Keppel Corp reported a 40.6% year-on-year decline in net profit for its second half ended 31 Dec 2022 to S$429.1m on the back of lower revenue from continuing operations. For the full year, net profit was 9.4% lower at S$927m.

The Singapore Exchange (SGX) reported a 30.1% increase in net profit to S$284.6m for its first half of FY2023 ended 31 Dec 2022. This came on the back of a 9.6% rise in revenue to S$571.4m, driven mainly by increases in derivatives trading and clearing revenue, as well as treasury income.

Market cap down 4.3%

The total market value of the 632 stocks on the SGX fell 4.3% in Feb to S$815.3b. Keppel Corp was one of the biggest losers, its market cap falling S$3.8b to S$10b largely after it traded ex-distribution of Sembcorp Marine shares on 23 Feb. Also a notable loser was DBS, which lost S$4.2b at S$88.2b.
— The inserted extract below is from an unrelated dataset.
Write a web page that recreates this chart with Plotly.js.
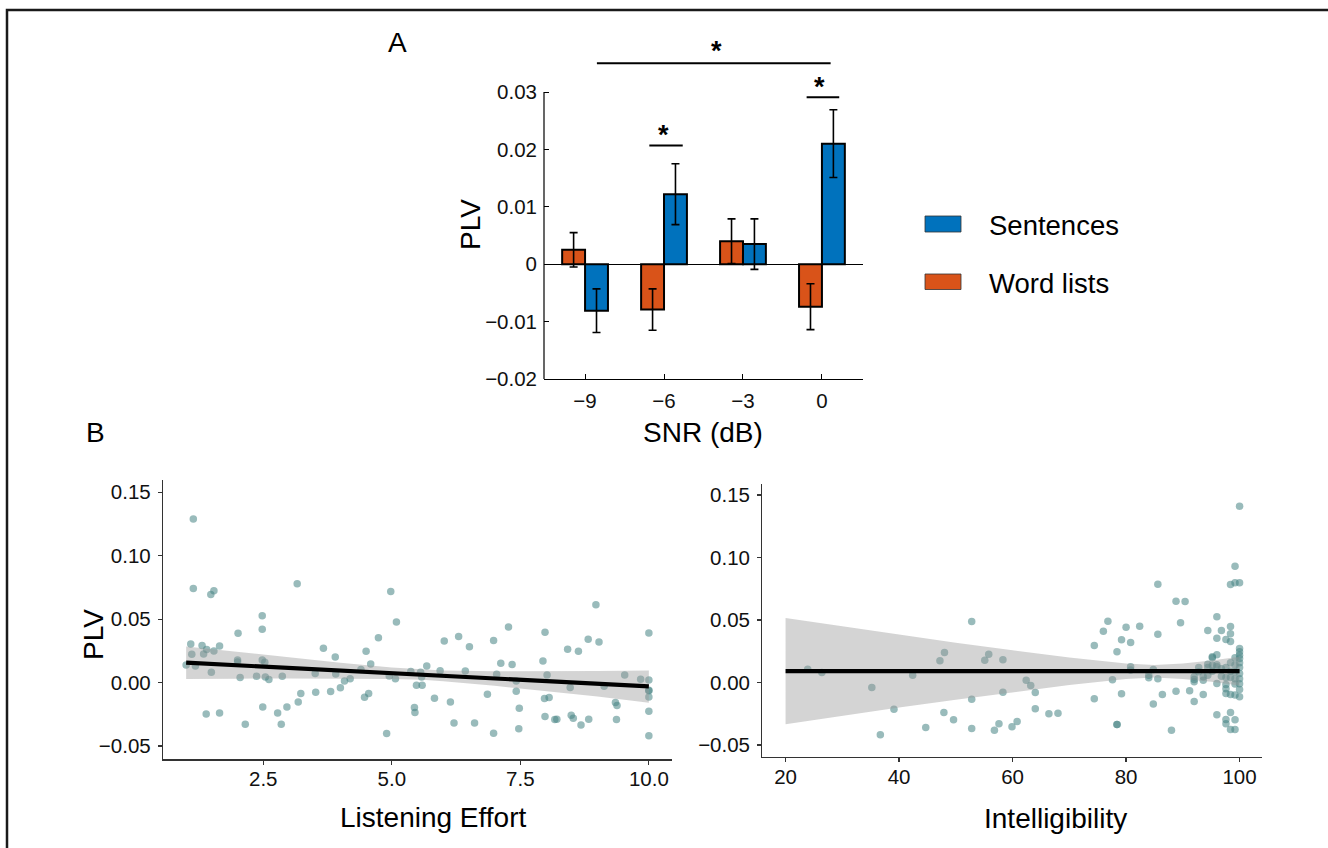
<!DOCTYPE html>
<html>
<head>
<meta charset="utf-8">
<script src="https://cdn.plot.ly/plotly-3.0.1.min.js"></script>
<style>
html,body{margin:0;padding:0;background:#fff;}
#chart{width:1328px;height:848px;}
</style>
</head>
<body>
<div id="chart"></div>
<script>
// ---------- Panel A data ----------
const snrLabels = ['−9', '−6', '−3', '0'];
const snrPos = [1, 2, 3, 4];
const wordListsPLV = [0.0025, -0.0079, 0.0040, -0.0074];
const wordListsErr = [0.0030, 0.0036, 0.0039, 0.0040];
const sentencesPLV = [-0.0081, 0.0122, 0.0035, 0.0210];
const sentencesErr = [0.0038, 0.0053, 0.0044, 0.0059];
const yTickValsA = [-0.02, -0.01, 0, 0.01, 0.02, 0.03];
const yTickTextA = ['−0.02', '−0.01', '0', '0.01', '0.02', '0.03'];

// ---------- Panel B (left) data: Listening Effort ----------
const effortX = [1.14,1.14,1.48,1.54,3.16,2.48,2.48,2.01,1.09,1.31,1.65,1.40,1.54,1.11,1.34,1.00,1.18,2.00,2.00,2.48,
2.53,1.49,2.05,2.37,2.54,2.61,2.87,3.23,3.18,3.52,3.51,2.49,2.96,2.78,1.39,1.65,2.15,2.85,3.67,3.90,
4.50,4.59,4.74,3.91,4.40,4.19,4.08,4.00,3.81,4.55,4.47,4.98,5.09,4.95,5.07,4.90,5.37,5.56,5.48,5.59,
5.58,5.68,5.94,6.02,6.30,6.51,6.43,5.83,6.14,5.44,5.45,6.21,6.61,6.98,7.27,7.12,7.34,7.04,6.86,7.42,
7.42,7.48,7.47,6.98,7.98,7.94,8.02,7.97,8.06,7.98,8.17,8.21,8.42,8.63,8.47,8.49,8.53,8.68,8.83,8.82,
9.03,8.97,9.13,9.35,9.38,9.37,9.53,9.84,10,10,10,10,10,10,10];
const effortY = [0.129,0.0742,0.0695,0.0724,0.0779,0.0527,0.042,0.0388,0.0304,0.0293,0.0288,0.026,0.0249,0.0223,0.0225,0.0139,0.0131,0.0178,0.0162,0.0178,
0.016,0.0081,0.0039,0.005,0.0044,0.0024,0.005,-0.0087,-0.0153,-0.0076,0.0071,-0.0192,-0.0192,-0.0239,-0.0247,-0.0239,-0.0328,-0.0328,0.027,0.0202,
0.0246,0.0146,0.0354,0.0068,0.0102,0.0031,0.0013,-0.004,-0.0071,-0.0087,-0.0116,0.0718,0.0477,0.0052,0.0031,-0.0401,0.0087,0.0081,-0.0021,-0.0021,
0.0044,0.0131,0.0094,0.0327,0.0364,0.0283,0.0091,-0.0124,-0.0153,-0.0197,-0.0236,-0.0318,-0.0318,0.0331,0.0438,0.0152,0.0142,0.0065,-0.0092,-0.0068,
0.0013,-0.0202,-0.0365,-0.0399,0.0396,0.017,0.006,-0.0126,-0.0118,-0.0268,-0.0291,-0.0289,0.0262,0.0246,-0.0039,-0.0257,-0.0281,-0.0334,-0.0289,0.0341,
0.032,0.0614,-0.0029,-0.0157,-0.0181,-0.0291,0.006,0.0026,0.039,0.002,-0.0061,-0.0113,-0.0226,-0.042,-0.0065];
// fitted line and confidence band
const effortFitX = [1, 2, 3, 4, 5, 5.6, 6, 7, 8, 9, 10];
const effortFitY = [0.0157, 0.0136, 0.0115, 0.0095, 0.0074, 0.0062, 0.0053, 0.0032, 0.0011, -0.0009, -0.0030];
const effortUpper = [0.0285, 0.0241, 0.0198, 0.0157, 0.0119, 0.0102, 0.0095, 0.0090, 0.0089, 0.0091, 0.0095];
const effortLower = [0.0029, 0.0031, 0.0032, 0.0033, 0.0029, 0.0022, 0.0011, -0.0026, -0.0067, -0.0109, -0.0160];

// ---------- Panel B (right) data: Intelligibility ----------
const intelX = [23.9,26.4,35.2,36.7,39.1,42.4,44.7,47.2,48.0,47.9,49.6,52.8,52.8,52.8,55.1,55.8,58.3,58.3,56.8,57.6,
59.9,60.8,62.4,63.2,64.0,64.0,66.4,68.0,74.4,74.4,76.0,76.8,77.6,78.4,78.4,78.4,79.2,79.2,80.0,80.8,
80.8,80.8,82.4,84.0,84.0,84.8,84.8,85.6,85.6,85.6,86.4,88.0,88.8,90.4,89.6,88.8,91.2,92.0,92.0,92.0,
92.0,92.8,93.6,93.6,93.6,94.4,94.4,95.2,95.2,96.0,96.0,96.0,96.0,96.0,96.0,96.8,96.8,97.6,97.6,97.6,
97.6,97.6,97.6,97.6,98.4,98.4,98.4,98.4,98.4,98.4,98.4,98.4,98.4,99.2,99.2,99.2,99.2,99.2,99.2,99.2,
99.2,99.2,100,100,100,100,100,100,100,100,100,100,100,94.4,95.2,96.8,97.6,98.4,99.2,100,100,95.2,
96.0,92.8,94.4];
const intelY = [0.0106,0.008,-0.004,-0.0419,-0.0214,0.0058,-0.036,0.0173,0.024,-0.024,-0.0299,0.0488,-0.0134,-0.0368,0.0178,0.0226,0.0181,-0.0078,-0.0382,-0.0331,
-0.0355,-0.0312,0.0018,-0.0024,-0.008,-0.0211,-0.0251,-0.0246,0.0296,-0.0131,0.041,0.049,0.0021,0.0245,-0.0336,-0.0336,0.0341,-0.0091,0.0442,0.032,
0.0125,0.010,0.045,0.0058,0.0037,0.0104,-0.0173,0.0786,0.0386,0.003,-0.0096,-0.0382,0.065,0.0648,0.0477,-0.007,-0.0067,0.0045,0.0024,0.0005,
-0.0152,0.0085,0.0018,-0.0096,0.0045,0.0416,0.0058,0.0197,0.0138,0.0525,0.0354,0.0221,0.0141,-0.0008,-0.0259,0.0416,0.0109,0.0344,0.004,-0.0016,
-0.0051,-0.0088,-0.0296,-0.0331,0.0784,0.0448,0.0389,0.0328,0.0157,0.004,-0.0096,-0.024,-0.0376,0.093,0.0797,0.0197,0.0085,0.003,-0.0013,-0.0101,
-0.0299,-0.0376,0.141,0.0797,0.0272,0.0245,0.0218,0.0192,0.0157,0.012,0.0072,-0.0056,-0.0115,0.012,0.009,0.005,0.012,0.009,0.014,0.003,-0.001,0.0205,
0.0125,0.012,0.0145];
const intelFitX = [20, 30, 40, 50, 60, 70, 80, 85, 90, 95, 100];
const intelFitY = [0.009, 0.009, 0.009, 0.009, 0.009, 0.009, 0.009, 0.009, 0.009, 0.009, 0.009];
const intelUpper = [0.0515, 0.0448, 0.0380, 0.0318, 0.0257, 0.0200, 0.0152, 0.0140, 0.0152, 0.0175, 0.0205];
const intelLower = [-0.0335, -0.0268, -0.0200, -0.0138, -0.0077, -0.0020, 0.0028, 0.0040, 0.0028, 0.0005, -0.0025];

// ---------- helpers ----------
const W = 1328, H = 848;
const fx = p => p / W;
const fy = p => 1 - p / H;
const FONT = '"Liberation Sans", Arial, Helvetica, sans-serif';
const BLUE = '#0072BD', ORANGE = '#D95319';
const PTCOL = 'rgba(70,132,132,0.55)';
const BAND = 'rgba(153,153,153,0.42)';

function band(xs, up, lo, xa, ya) {
  return {
    type: 'scatter', mode: 'lines', x: xs.concat(xs.slice().reverse()),
    y: up.concat(lo.slice().reverse()), fill: 'toself', fillcolor: BAND,
    line: {width: 0}, hoverinfo: 'skip', showlegend: false, xaxis: xa, yaxis: ya
  };
}

const traces = [
  {type: 'bar', name: 'Word lists', x: snrPos, y: wordListsPLV,
   marker: {color: ORANGE, line: {color: '#000', width: 2}},
   error_y: {type: 'data', array: wordListsErr, visible: true, color: '#000', thickness: 1.6, width: 4},
   xaxis: 'x', yaxis: 'y', showlegend: false},
  {type: 'bar', name: 'Sentences', x: snrPos, y: sentencesPLV,
   marker: {color: BLUE, line: {color: '#000', width: 2}},
   error_y: {type: 'data', array: sentencesErr, visible: true, color: '#000', thickness: 1.6, width: 4},
   xaxis: 'x', yaxis: 'y', showlegend: false},
  {type: 'scatter', mode: 'markers', x: effortX, y: effortY,
   marker: {color: PTCOL, size: 7.5}, xaxis: 'x2', yaxis: 'y2', showlegend: false},
  band(effortFitX, effortUpper, effortLower, 'x2', 'y2'),
  {type: 'scatter', mode: 'lines', x: effortFitX, y: effortFitY,
   line: {color: '#000', width: 4.2}, xaxis: 'x2', yaxis: 'y2', showlegend: false},
  {type: 'scatter', mode: 'markers', x: intelX, y: intelY,
   marker: {color: PTCOL, size: 7.5}, xaxis: 'x3', yaxis: 'y3', showlegend: false},
  band(intelFitX, intelUpper, intelLower, 'x3', 'y3'),
  {type: 'scatter', mode: 'lines', x: intelFitX, y: intelFitY,
   line: {color: '#000', width: 4.2}, xaxis: 'x3', yaxis: 'y3', showlegend: false}
];

const tickFont = {family: FONT, size: 20.5, color: '#111'};
const axB = {showgrid: false, zeroline: false, showline: true, linecolor: '#333', linewidth: 1.2,
  ticks: 'outside', ticklen: 4, tickwidth: 1.2, tickcolor: '#333', tickfont: tickFont, fixedrange: true};

const layout = {
  width: W, height: H,
  margin: {l: 0, r: 0, t: 0, b: 0},
  paper_bgcolor: '#fff', plot_bgcolor: 'rgba(0,0,0,0)',
  font: {family: FONT, color: '#000'},
  barmode: 'group', bargap: 0.42, bargroupgap: 0,
  showlegend: false,
  xaxis: {domain: [fx(544), fx(863)], range: [0.48, 4.52], tickvals: snrPos, ticktext: snrLabels,
    showgrid: false, zeroline: false, showline: true, linecolor: '#000', linewidth: 1.2,
    ticks: 'inside', ticklen: 5, tickcolor: '#000', tickfont: tickFont, ticklabelstandoff: 3,
    anchor: 'y', fixedrange: true},
  yaxis: {domain: [fy(379), fy(34.6)], range: [-0.02, 0.04], tickvals: yTickValsA, ticktext: yTickTextA,
    showgrid: false, zeroline: true, zerolinecolor: '#000', zerolinewidth: 1, showline: false,
    ticks: 'inside', ticklen: 5, tickcolor: '#000', tickfont: tickFont, ticklabelstandoff: 6,
    anchor: 'x', fixedrange: true},
  xaxis2: Object.assign({}, axB, {domain: [fx(163), fx(672)], range: [0.55, 10.45], tick0: 0, dtick: 2.5, tickformat: '.1f', anchor: 'y2', ticklabelstandoff: -3}),
  yaxis2: Object.assign({}, axB, {domain: [fy(759.3), fy(480)], range: [-0.0605, 0.1597], tick0: 0, dtick: 0.05, tickformat: '.2f', anchor: 'x2', ticklabelstandoff: 3}),
  xaxis3: Object.assign({}, axB, {domain: [fx(762.3), fx(1261.7)], range: [15.9, 103.9], tick0: 0, dtick: 20, anchor: 'y3', ticklabelstandoff: -3}),
  yaxis3: Object.assign({}, axB, {domain: [fy(756.7), fy(484)], range: [-0.0594, 0.1588], tick0: 0, dtick: 0.05, tickformat: '.2f', anchor: 'x3', ticklabelstandoff: 3}),
  shapes: [
    // outer frame (top and left)
    {type: 'path', xref: 'paper', yref: 'paper', path: `M ${fx(7)} 0 L ${fx(7)} ${fy(10)} L 1 ${fy(10)}`,
     line: {color: '#1a1a1a', width: 2.5}},
    // panel A y axis line
    {type: 'line', xref: 'paper', yref: 'y', x0: fx(544), x1: fx(544), y0: -0.02, y1: 0.03, line: {color: '#000', width: 1.2}},
    // significance brackets
    {type: 'line', xref: 'x', yref: 'y', x0: 1.15, x1: 4.11, y0: 0.035, y1: 0.035, line: {color: '#000', width: 2}},
    {type: 'line', xref: 'x', yref: 'y', x0: 1.814, x1: 2.237, y0: 0.0207, y1: 0.0207, line: {color: '#000', width: 2}},
    {type: 'line', xref: 'x', yref: 'y', x0: 3.806, x1: 4.219, y0: 0.0291, y1: 0.0291, line: {color: '#000', width: 2}},
    // legend swatches
    {type: 'rect', xref: 'paper', yref: 'paper', x0: fx(925), x1: fx(961), y0: fy(232), y1: fy(216),
     fillcolor: BLUE, line: {color: '#333', width: 0.8}},
    {type: 'rect', xref: 'paper', yref: 'paper', x0: fx(925), x1: fx(961), y0: fy(289.5), y1: fy(274),
     fillcolor: ORANGE, line: {color: '#333', width: 0.8}}
  ],
  annotations: [
    {text: 'A', xref: 'paper', yref: 'paper', x: fx(397), y: fy(43), showarrow: false, font: {size: 28}, xanchor: 'center', yanchor: 'middle'},
    {text: 'B', xref: 'paper', yref: 'paper', x: fx(95), y: fy(433), showarrow: false, font: {size: 28}, xanchor: 'center', yanchor: 'middle'},
    {text: 'PLV', xref: 'paper', yref: 'paper', x: fx(470), y: fy(225), showarrow: false, font: {size: 28}, textangle: -90, xanchor: 'center', yanchor: 'middle'},
    {text: 'SNR (dB)', xref: 'paper', yref: 'paper', x: fx(703), y: fy(433), showarrow: false, font: {size: 28}, xanchor: 'center', yanchor: 'middle'},
    {text: 'PLV', xref: 'paper', yref: 'paper', x: fx(93), y: fy(635), showarrow: false, font: {size: 28}, textangle: -90, xanchor: 'center', yanchor: 'middle'},
    {text: 'Listening Effort', xref: 'paper', yref: 'paper', x: fx(433), y: fy(817), showarrow: false, font: {size: 28}, xanchor: 'center', yanchor: 'middle'},
    {text: 'Intelligibility', xref: 'paper', yref: 'paper', x: fx(1055), y: fy(818), showarrow: false, font: {size: 28}, xanchor: 'center', yanchor: 'middle'},
    {text: 'Sentences', xref: 'paper', yref: 'paper', x: fx(987), y: fy(225), showarrow: false, font: {size: 27.5}, xanchor: 'left', yanchor: 'middle'},
    {text: 'Word lists', xref: 'paper', yref: 'paper', x: fx(987), y: fy(283), showarrow: false, font: {size: 27.5}, xanchor: 'left', yanchor: 'middle'},
    {text: '<b>*</b>', xref: 'paper', yref: 'paper', x: fx(716), y: fy(51), showarrow: false, font: {size: 27}, xanchor: 'center', yanchor: 'middle'},
    {text: '<b>*</b>', xref: 'paper', yref: 'paper', x: fx(663), y: fy(134.5), showarrow: false, font: {size: 27}, xanchor: 'center', yanchor: 'middle'},
    {text: '<b>*</b>', xref: 'paper', yref: 'paper', x: fx(819.5), y: fy(86.5), showarrow: false, font: {size: 27}, xanchor: 'center', yanchor: 'middle'}
  ]
};

Plotly.newPlot('chart', traces, layout, {staticPlot: true, displayModeBar: false});
</script>
</body>
</html>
Inflight caterer and airline ground handler SATS also stood out following its announcement of a S$798m rights issue to help pay for its purchase of cargo firm Worldwide Flight Services. SATS’s market cap fell S$213.5m to S$3.2b.

The market cap of the 30 STI components fell 3.9% to S$537.1b. This is about 66% of the entire market.

Singapore’s NODX fell 25% in Jan

Singapore’s non-oil domestic exports (NODX) fell 25% year-on-year in January, the fourth consecutive month of decline. It was the worst start to a year since the US sub-prime crisis in January 2009, and outstripped the median fall of 21.9% forecast by economists in a Bloomberg poll.